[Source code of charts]
····················

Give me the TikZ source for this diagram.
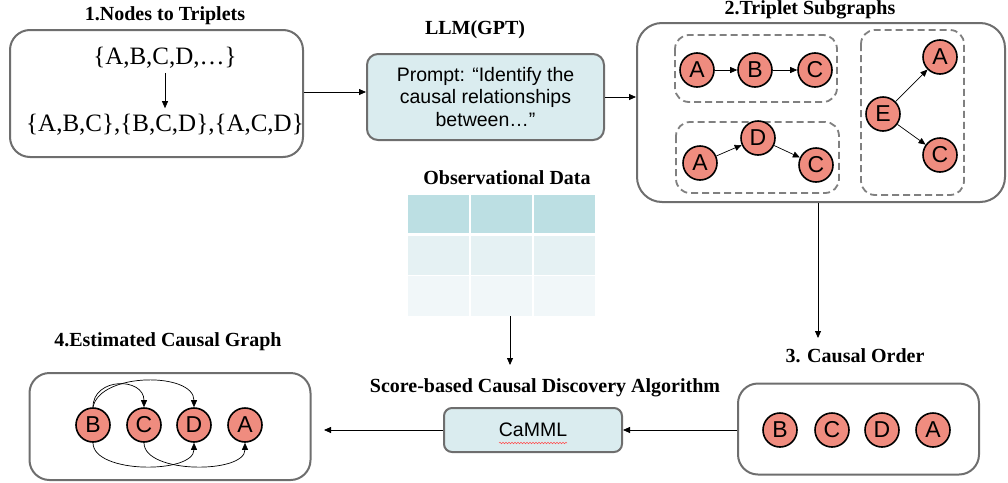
\documentclass[tikz,border=0pt]{standalone}
\usepackage{fontspec}
\setmainfont{Liberation Serif}
\setsansfont{Liberation Sans}
\usetikzlibrary{arrows.meta,decorations.pathmorphing}
\definecolor{panelgray}{HTML}{6E6E6E}
\definecolor{boxblue}{HTML}{DAECEF}
\definecolor{nodered}{HTML}{EF8C7F}
\definecolor{tabA}{HTML}{BCDFE3}
\definecolor{tabB}{HTML}{E5F1F3}
\definecolor{tabC}{HTML}{F1F7F9}
\begin{document}
\begin{tikzpicture}[x=1pt,y=-1pt,
  title/.style={font=\fontsize{20}{22}\selectfont\bfseries, inner sep=0pt},
  panel/.style={draw=panelgray, line width=2pt, rounded corners=20pt, fill=white, inner sep=0pt},
  bluebox/.style={draw=panelgray, line width=2pt, rounded corners=11pt, fill=boxblue, inner sep=0pt, align=center, font=\sffamily\fontsize{19.5}{22.5}\selectfont},
  dbox/.style={draw=gray, line width=1.8pt, dash pattern=on 7pt off 4pt, rounded corners=14pt},
  var/.style={circle, draw=black, line width=1.6pt, fill=nodered, minimum size=34pt, inner sep=0pt, font=\sffamily\fontsize{23}{23}\selectfont},
  settext/.style={font=\fontsize{25}{27}\selectfont, inner sep=0pt},
  arr/.style={-{Triangle[length=7pt,width=6pt]}, line width=0.8pt, black},
  sarr/.style={-{Triangle[length=7pt,width=6pt]}, line width=0.7pt, black}
]
\useasboundingbox (0,0) rectangle (1008,482);

% ---------- Panel 1 ----------
\node[title] (t1) at (165,16) {1.Nodes to Triplets};
\node[panel, minimum width=293pt, minimum height=127pt] (p1) at (156.5,93.5) {};
\node[settext] (s1) at (165,58) {\{A,B,C,D,\ldots\}};
\node[settext] (s2) at (165,125) {\{A,B,C\},\{B,C,D\},\{A,C,D\}};
\draw[sarr] ([yshift=-4pt]s1.south) -- ([yshift=6pt]s2.north);

% ---------- LLM ----------
\node[title] (tl) at (475,30) {LLM(GPT)};
\node[bluebox, minimum width=237pt, minimum height=86pt] (llm) at (485.5,97) {Prompt: “Identify the\\causal relationships\\between…”};

% ---------- Panel 2 ----------
\node[title] (t2) at (810,10) {2.Triplet Subgraphs};
\node[panel, minimum width=368pt, minimum height=179pt, rounded corners=25pt] (p2) at (821,112.5) {};
\draw[dbox] (675,35) rectangle (837,102);
\draw[dbox] (676,122) rectangle (839,193);
\draw[dbox] (861,30) rectangle (964,195);
\node[var] (a1) at (697,70) {A};
\node[var] (b1) at (755,70) {B};
\node[var] (c1) at (815,70) {C};
\node[var] (a2) at (700,163) {A};
\node[var] (d2) at (758,138) {D};
\node[var] (c2) at (816,165) {C};
\node[var] (e3) at (883,114) {E};
\node[var] (a3) at (940,57) {A};
\node[var] (c3) at (940,155) {C};
\draw[sarr] (a1) -- (b1);
\draw[sarr] (b1) -- (c1);
\draw[sarr] (a2) -- (d2);
\draw[sarr] (d2) -- (c2);
\draw[sarr] (e3) -- (a3);
\draw[sarr] (e3) -- (c3);

% ---------- Observational data ----------
\node[title] (to) at (507,178) {Observational Data};
\fill[tabA] (408,195) rectangle (595,233);
\fill[tabB] (408,236) rectangle (595,275);
\fill[tabC] (408,276) rectangle (595,316);
\draw[white, line width=1.5pt] (470,195) -- (470,316) (533,195) -- (533,316) (408,275.5) -- (595,275.5);
\coordinate (tab) at (510,316);

% ---------- Panel 3 ----------
\node[title] (t3) at (855,356) {3. Causal Order};
\node[panel, minimum width=241pt, minimum height=91pt] (p3) at (858.5,429) {};
\node[var] (b4) at (780,430) {B};
\node[var] (c4) at (832,430) {C};
\node[var] (d4) at (882,430) {D};
\node[var] (a4) at (933,430) {A};

% ---------- CaMML ----------
\node[title] (tc) at (545,388) {Score-based Causal Discovery Algorithm};
\node[bluebox, minimum width=178pt, minimum height=44pt, rounded corners=8pt] (cam) at (533,430) {CaMML};
\draw[red!70, line width=0.5pt, decorate, decoration={snake, amplitude=0.8pt, segment length=3pt}] (499,443) -- (567,443);

% ---------- Panel 4 ----------
\node[title] (t4) at (168,342) {4.Estimated Causal Graph};
\node[panel, minimum width=281pt, minimum height=107pt] (p4) at (170,426.5) {};
\node[var] (b5) at (93,425) {B};
\node[var] (c5) at (144,425) {C};
\node[var] (d5) at (194,425) {D};
\node[var] (a5) at (245,425) {A};
\draw[sarr] (b5.north) .. controls (93,377) and (144,377) .. (c5.north);
\draw[sarr] (b5.north) .. controls (100,372) and (194,372) .. (d5.north);
\draw[sarr] (b5.south) .. controls (93,474) and (194,474) .. (d5.south);
\draw[sarr] (c5.south) .. controls (144,474) and (245,474) .. (a5.south);

% ---------- Main connectors ----------
\draw[arr] (p1.east |- 0,92) coordinate (x1) -- (x1 -| llm.west);
\draw[arr] (llm.east) -- (llm.east -| p2.west);
\coordinate (e3c) at (818,338);
\draw[arr] (e3c |- p2.south) -- (e3c);
\coordinate (etab) at (510,365);
\draw[arr] (tab) -- (etab);
\draw[arr] (p3.west |- cam.east) -- (cam.east);
\coordinate (e4) at (324,430);
\draw[arr] (cam.west) -- (e4);
\end{tikzpicture}
\end{document}
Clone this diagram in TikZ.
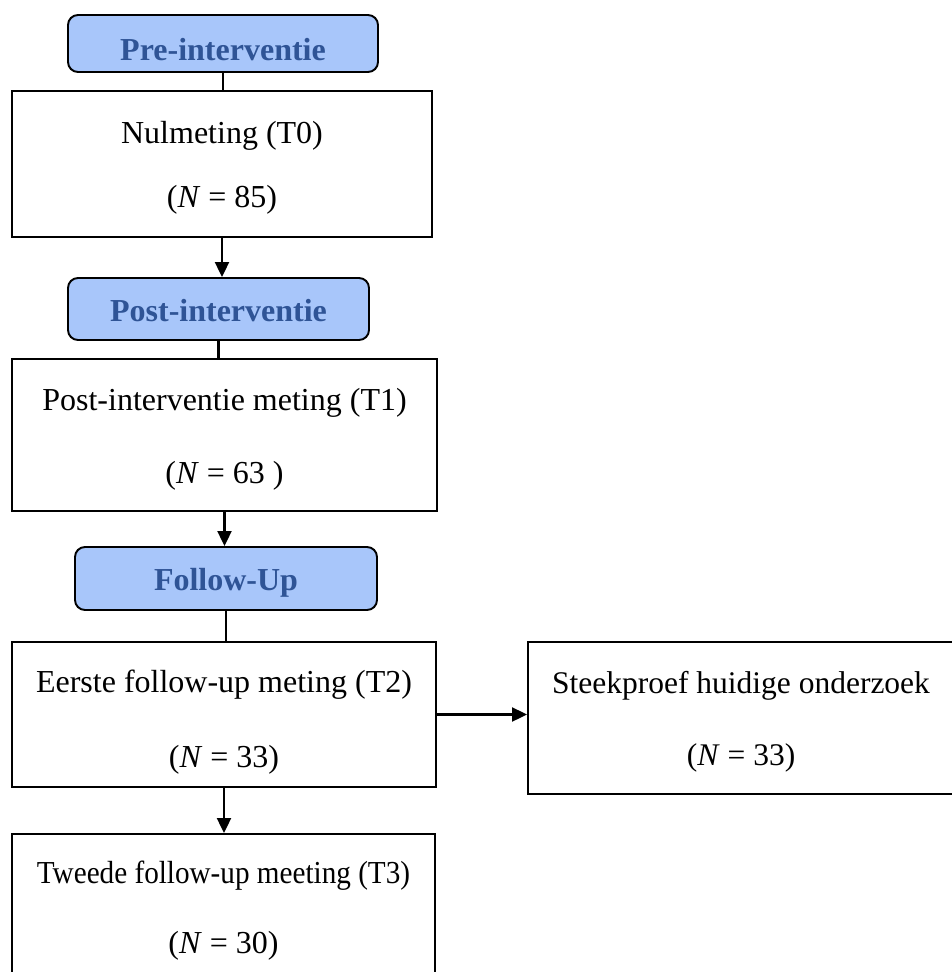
\documentclass[tikz,border=0pt]{standalone}
\usepackage{graphicx}
\usepackage{fontspec}
\setmainfont{Liberation Serif}
\usetikzlibrary{arrows.meta}
\definecolor{hdrfill}{RGB}{168,198,250}
\definecolor{hdrtext}{RGB}{47,84,150}
\begin{document}
\begin{tikzpicture}[x=1pt,y=-1pt,
  hdr/.style={draw, line width=1.9pt, rounded corners=10pt, fill=hdrfill, text=hdrtext,
    font=\bfseries\fontsize{32}{38}\selectfont, inner sep=0pt, text depth=0pt},
  box/.style={draw, line width=1.9pt, align=center, inner sep=0pt, text depth=0pt},
  conn/.style={line width=2.1pt},
  arr/.style={line width=2.1pt, -{Triangle[length=15pt,width=14pt]}}]
\useasboundingbox (0,0) rectangle (952,972);
\clip (0,0) rectangle (952,972);
\fill[white] (0,0) rectangle (952,972);

\node[hdr, minimum width=310pt, minimum height=57pt, text height=33pt] (h1) at (223,43.5) {Pre-interventie};
\node[box, minimum width=420pt, minimum height=146pt, text height=87.2pt, font=\fontsize{32}{64}\selectfont] (b1) at (222,164)
  {Nulmeting (T0)\\(\textit{N} = 85)};
\node[hdr, minimum width=301pt, minimum height=62pt, text height=25pt] (h2) at (218.5,309) {Post-interventie};
\node[box, minimum width=425pt, minimum height=152pt, text height=97.2pt, font=\fontsize{32}{73}\selectfont] (b2) at (224.5,435)
  {Post-interventie meting (T1)\\(\textit{N} = 63 )};
\node[hdr, minimum width=302pt, minimum height=63pt, text height=24pt] (h3) at (226,578.5) {Follow-Up};
\node[box, minimum width=424pt, minimum height=145pt, text height=106.2pt, font=\fontsize{32}{75}\selectfont] (b3) at (224,714.5)
  {Eerste follow-up meting (T2)\\(\textit{N} = 33)};
\node[box, minimum width=426pt, minimum height=152pt, text height=95pt, font=\fontsize{31.5}{72}\selectfont] (b4) at (741,718)
  {Steekproef huidige onderzoek\\(\textit{N} = 33)};
\node[box, minimum width=423pt, minimum height=148pt, text height=91.2pt, font=\fontsize{32}{70}\selectfont] (b5) at (223.5,908)
  {\scalebox{0.912}[1]{Tweede follow-up meeting (T3)}\\(\textit{N} = 30)};

\draw[conn] (h1.south) -- (h1.south |- b1.north);
\draw[arr] (b1.south) -- (b1.south |- h2.north);
\draw[conn] (h2.south) -- (h2.south |- b2.north);
\draw[arr] (b2.south) -- (b2.south |- h3.north);
\draw[conn] (h3.south) -- (h3.south |- b3.north);
\draw[arr] (b3.east) -- (b3.east -| b4.west);
\draw[arr] (b3.south) -- (b3.south |- b5.north);
\end{tikzpicture}
\end{document}
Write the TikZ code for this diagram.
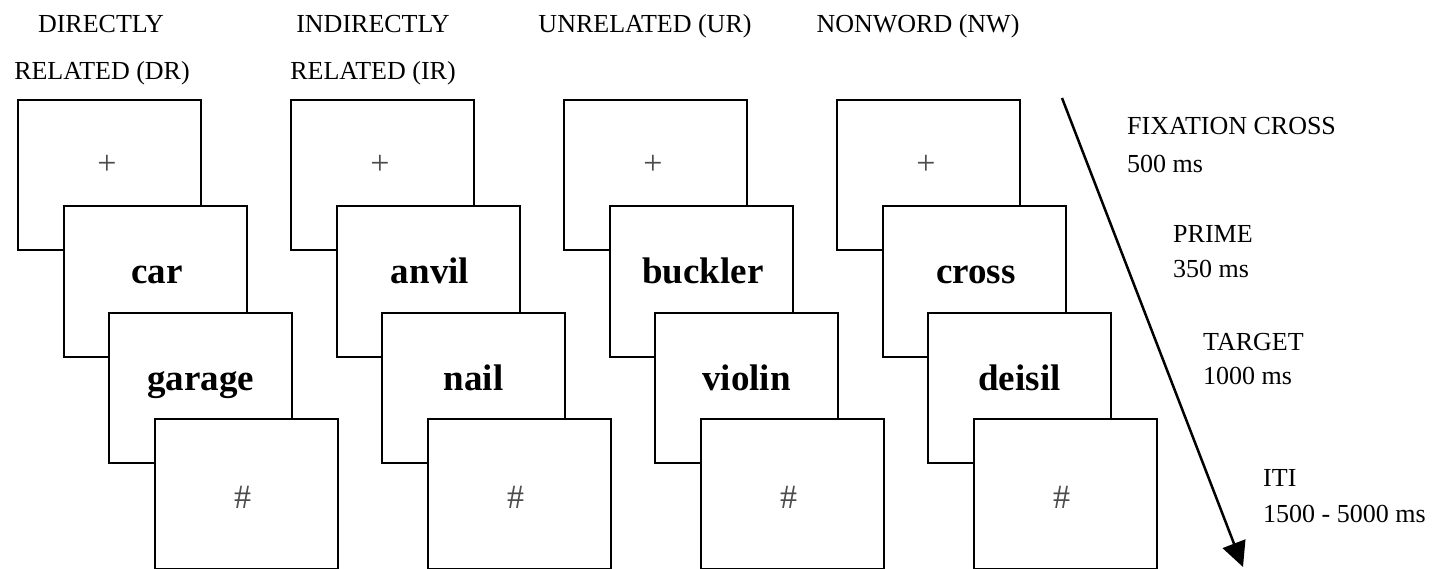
\documentclass[tikz,border=0pt]{standalone}
\usepackage{fontspec}
\setmainfont{Liberation Serif}
\usetikzlibrary{arrows.meta,calc}
\tikzset{
  scr/.style={draw=black, fill=white, line width=2pt, minimum width=183pt, minimum height=150pt, inner sep=0pt, anchor=north west},
  word/.style={font=\fontsize{37}{40}\selectfont\bfseries, inner sep=0pt, anchor=base},
  sym/.style={font=\fontsize{34}{38}\selectfont, text=black!70, inner sep=0pt},
  head/.style={font=\fontsize{26}{28}\selectfont, inner sep=0pt, anchor=base},
  lab/.style={font=\fontsize{26}{28}\selectfont, inner sep=0pt, anchor=base west},
  timearrow/.style={line width=2.5pt, -{Triangle[length=25pt,width=24pt]}}
}
\begin{document}
\begin{tikzpicture}[x=1pt,y=-1pt]
\useasboundingbox (0,0) rectangle (1445,569);
% headings
\node[head] (h1a) at (101,33) {DIRECTLY};
\node[head] (h1b) at (102,80) {RELATED (DR)};
\node[head] (h2a) at (373,33) {INDIRECTLY};
\node[head] (h2b) at (373,80) {RELATED (IR)};
\node[head] (h3) at (645,33) {UNRELATED (UR)};
\node[head] (h4) at (918,33) {NONWORD (NW)};
% columns of screens
\foreach \c/\p/\t [count=\i from 0] in {1/car/garage, 2/anvil/nail, 3/buckler/violin, 4/cross/deisil} {
  \node[scr] (b\c-1) at ({17+273*\i},99) {};
  \node[sym] (fx\c) at ($(b\c-1.north west)+(90,66)$) {+};
  \node[scr] (b\c-2) at ({62.5+273*\i},205.5) {};
  \node[word] (w\c-p) at ($(b\c-2.north)+(2,78)$) {\p};
  \node[scr] (b\c-3) at ({108+273*\i},312) {};
  \node[word] (w\c-t) at ($(b\c-3.north)+(0,78)$) {\t};
  \node[scr] (b\c-4) at ({153.5+273*\i},417.5) {};
  \node[sym] (hs\c) at ($(b\c-4.north west)+(89,80)$) {\#};
}
% time arrow
\coordinate (as) at (1062,98);
\coordinate (ae) at (1243,567);
\draw[timearrow] (as) -- (ae);
% timing labels
\node[lab] (l1a) at (1127,135) {FIXATION CROSS};
\node[lab] (l1b) at (1127,173) {500 ms};
\node[lab] (l2a) at (1173,243) {PRIME};
\node[lab] (l2b) at (1173,277) {350 ms};
\node[lab] (l3a) at (1203,350) {TARGET};
\node[lab] (l3b) at (1203,384) {1000 ms};
\node[lab] (l4a) at (1263,486) {ITI};
\node[lab] (l4b) at (1263,522) {1500 - 5000 ms};
\end{tikzpicture}
\end{document}
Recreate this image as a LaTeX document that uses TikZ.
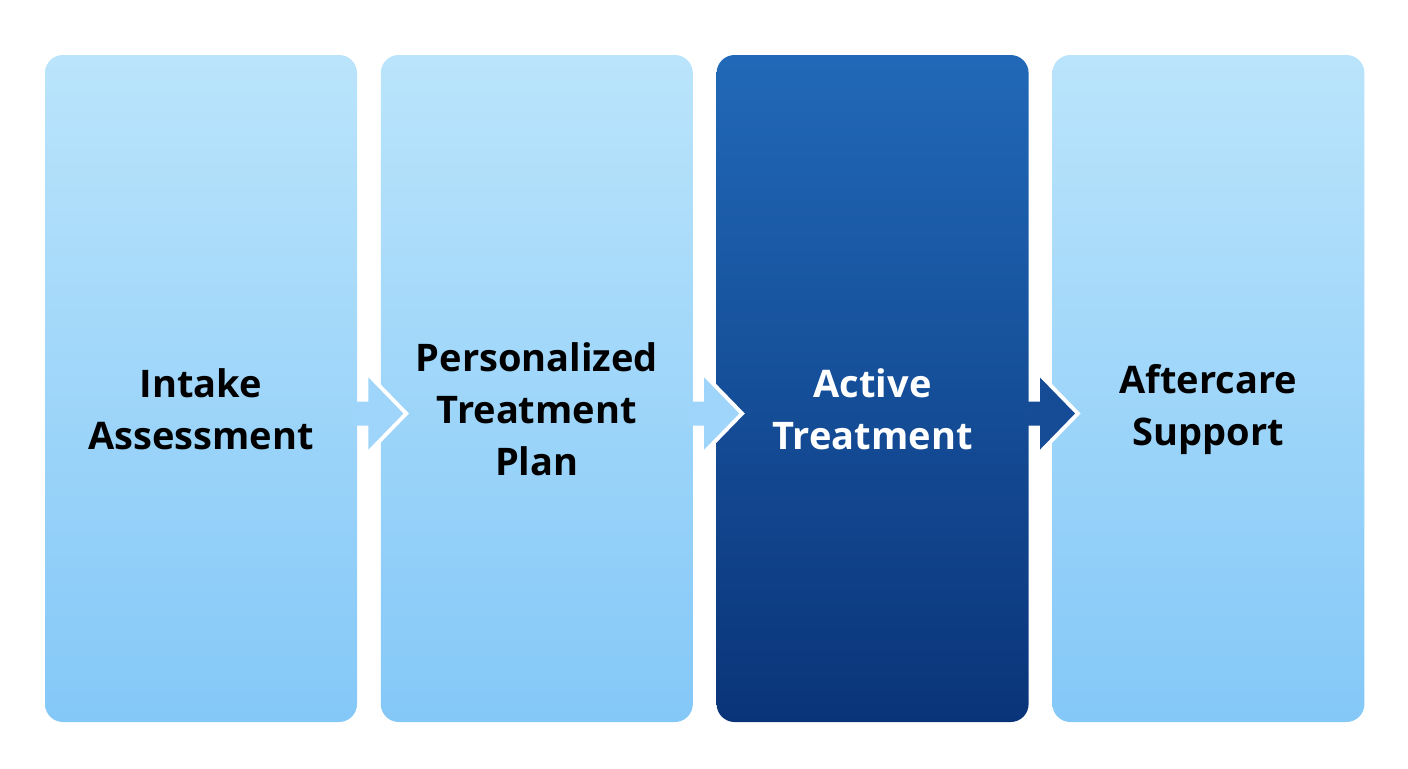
\documentclass[tikz,border=0pt]{standalone}
\usepackage{fontspec}
\setmainfont{Open Sans}
\usetikzlibrary{positioning,calc}
\definecolor{lighttop}{HTML}{BAE4FB}
\definecolor{lightbot}{HTML}{84C8F8}
\definecolor{lightmid}{HTML}{9FD5FA}
\definecolor{darktop}{HTML}{2169B8}
\definecolor{darkbot}{HTML}{0A3479}
\definecolor{darkmid}{HTML}{164B96}
\tikzset{
  phase/.style={rounded corners=9pt, minimum width=156pt, minimum height=333.5pt, inner sep=0pt,
    shading=axis, top color=lighttop, bottom color=lightbot, draw=none},
  active/.style={phase, top color=darktop, bottom color=darkbot},
  phasetext/.style={font=\fontsize{19}{26}\selectfont\bfseries, align=center, text=black},
}
\begin{document}
\begin{tikzpicture}[x=1pt,y=1pt]
    \useasboundingbox[fill=white] (0,0) rectangle (704,-384);
    \node[phase] (intake) at (100.5,-194.25) {};
    \node[phase, right=11.5pt of intake] (plan) {};
    \node[active, right=11.5pt of plan] (treat) {};
    \node[phase, right=11.5pt of treat] (after) {};
    % labels
    \node[phasetext] at ($(intake.center)+(0,-10.5)$) {Intake\\Assessment};
    \node[phasetext] at ($(plan.center)+(0,-10.5)$) {Personalized\\Treatment\\Plan};
    \node[phasetext, text=white] at ($(treat.center)+(0,-10.5)$) {Active\\Treatment};
    \node[phasetext] at ($(after.center)+(0,-10.5)$) {Aftercare\\Support};
    % chevrons
    \foreach \from/\col in {intake/lightmid, plan/lightmid, treat/darkmid}{
        \coordinate (e) at ($(\from.east)+(0,-12.5)$);
        \draw[white, line width=4pt, line join=miter]
            ($(e)+(0,6)$) -- ++(5.5,0) -- ++(0,12) -- ($(e)+(23,0)$) -- ($(e)+(5.5,-18)$) -- ++(0,12) -- ($(e)+(0,-6)$);
        \fill[\col] ($(e)+(-2,6)$) -- ++(7.5,0) -- ++(0,12) -- ($(e)+(23,0)$) -- ($(e)+(5.5,-18)$) -- ++(0,12) -- ($(e)+(-2,-6)$) -- cycle;
    }
\end{tikzpicture}
\end{document}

····················

**Directive**
From the data, pick out every line that includes "this".

**Final answer**
Give me the TikZ source for this diagram.
Clone this diagram in TikZ.
Write the TikZ code for this diagram.
Recreate this image as a LaTeX document that uses TikZ.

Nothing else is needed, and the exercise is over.